Once on the ground, agents are seen grappling with Pretti as they attempt to restrain him. During that struggle, an agent appears to remove a firearm from Pretti’s waistband holster. Within seconds, another agent opens fire at very close range, discharging multiple rounds. Pretti is left motionless on the sidewalk and later pronounced dead at the scene.
Despite widely-circulated video evidence and multiple eyewitness accounts showing that Alex Pretti did not have a weapon in his hands at the time he was shot and that none of the footage appears to show him drawing or brandishing a firearm, federal officials have maintained that Pretti posed a threat.
For Christians, this moment is about discernment. Scripture teaches respect for authority, but it also reminds believers that the state is not the highest moral authority—God is. Throughout the Bible, people of faith are shown questioning and resisting power when it violates justice, mercy, and human dignity.
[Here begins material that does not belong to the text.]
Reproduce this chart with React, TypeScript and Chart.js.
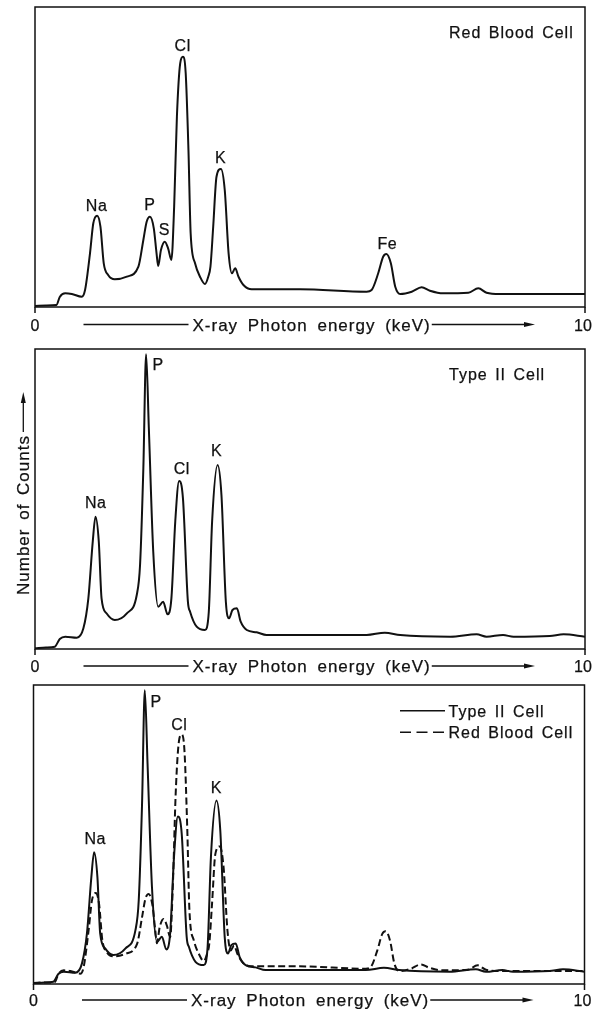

Faithfulness has never meant looking away when violence is done in the open, especially by our own government to our own citizens. In times like these, Christians are called neither to rush to judgment nor to retreat into silence. We are called to look honestly at the evidence, to pray for wisdom, to grieve the loss of life, and to ask hard questions rooted in love of neighbor and respect for human dignity. Watching the footage, listening to witnesses, and seeking truth are acts of moral responsibility.
As many have asked quietly and prayerfully in the wake of Alex Pretti’s death, the question before us is not only what happened, but how we will respond. Discernment requires attention. Justice requires courage. And faith calls us to ask: what would Jesus do?